--- START ---
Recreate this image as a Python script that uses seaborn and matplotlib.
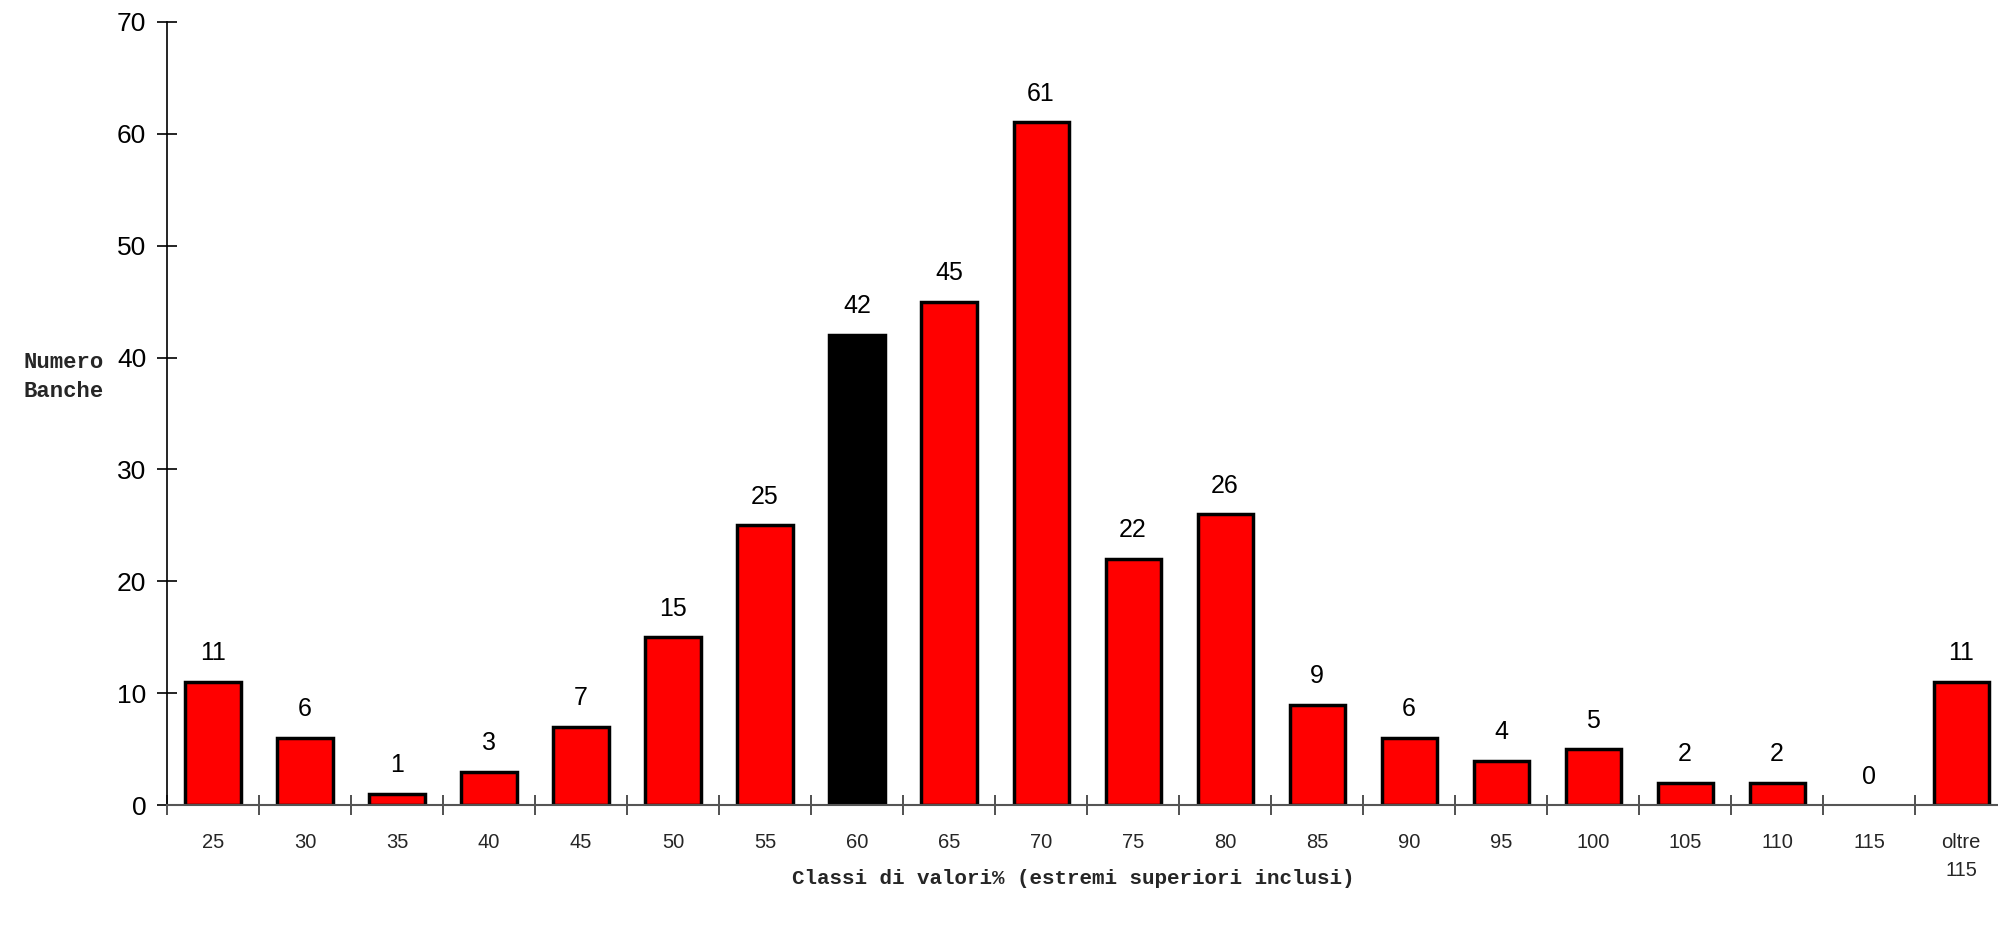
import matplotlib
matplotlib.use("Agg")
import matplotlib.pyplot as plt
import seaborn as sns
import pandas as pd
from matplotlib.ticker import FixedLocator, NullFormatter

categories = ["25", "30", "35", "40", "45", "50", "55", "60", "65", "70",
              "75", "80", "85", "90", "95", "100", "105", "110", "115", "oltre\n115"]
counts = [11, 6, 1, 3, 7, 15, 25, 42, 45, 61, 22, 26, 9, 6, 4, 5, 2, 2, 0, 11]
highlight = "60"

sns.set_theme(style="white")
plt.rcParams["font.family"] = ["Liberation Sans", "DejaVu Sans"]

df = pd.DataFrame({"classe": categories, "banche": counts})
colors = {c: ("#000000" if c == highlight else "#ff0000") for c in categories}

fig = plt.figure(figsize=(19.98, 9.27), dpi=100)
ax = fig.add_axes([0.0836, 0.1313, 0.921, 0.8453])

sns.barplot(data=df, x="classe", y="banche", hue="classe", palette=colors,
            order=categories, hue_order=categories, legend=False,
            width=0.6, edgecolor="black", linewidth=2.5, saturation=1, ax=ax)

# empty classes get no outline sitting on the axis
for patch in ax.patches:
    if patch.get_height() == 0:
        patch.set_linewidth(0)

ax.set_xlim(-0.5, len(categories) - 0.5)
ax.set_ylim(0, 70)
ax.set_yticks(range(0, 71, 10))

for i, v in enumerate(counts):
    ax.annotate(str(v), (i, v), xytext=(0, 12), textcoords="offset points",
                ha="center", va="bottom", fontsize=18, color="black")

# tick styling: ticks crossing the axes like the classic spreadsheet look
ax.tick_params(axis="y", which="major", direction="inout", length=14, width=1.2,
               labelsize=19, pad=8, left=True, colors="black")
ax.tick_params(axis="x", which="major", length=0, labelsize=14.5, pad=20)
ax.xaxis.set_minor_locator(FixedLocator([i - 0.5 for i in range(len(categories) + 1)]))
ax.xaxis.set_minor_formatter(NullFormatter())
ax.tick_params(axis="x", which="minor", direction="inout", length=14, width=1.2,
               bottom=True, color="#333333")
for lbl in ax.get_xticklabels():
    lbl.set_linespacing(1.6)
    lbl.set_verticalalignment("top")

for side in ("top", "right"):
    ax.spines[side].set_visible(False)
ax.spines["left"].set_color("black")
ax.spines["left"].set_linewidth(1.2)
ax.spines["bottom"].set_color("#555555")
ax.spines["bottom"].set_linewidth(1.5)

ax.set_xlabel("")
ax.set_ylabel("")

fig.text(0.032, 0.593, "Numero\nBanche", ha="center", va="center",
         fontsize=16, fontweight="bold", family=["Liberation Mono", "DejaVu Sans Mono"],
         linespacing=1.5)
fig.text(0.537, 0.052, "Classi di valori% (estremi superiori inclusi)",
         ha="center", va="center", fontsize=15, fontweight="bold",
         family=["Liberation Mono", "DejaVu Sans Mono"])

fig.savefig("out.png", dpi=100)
--- END ---
§ Given instruction: Pull out all lines containing "matplotlib".

§ Exercise answer:
Recreate this image as a Python script that uses seaborn and matplotlib.
import matplotlib
matplotlib.use("Agg")
import matplotlib.pyplot as plt
from matplotlib.ticker import FixedLocator, NullFormatter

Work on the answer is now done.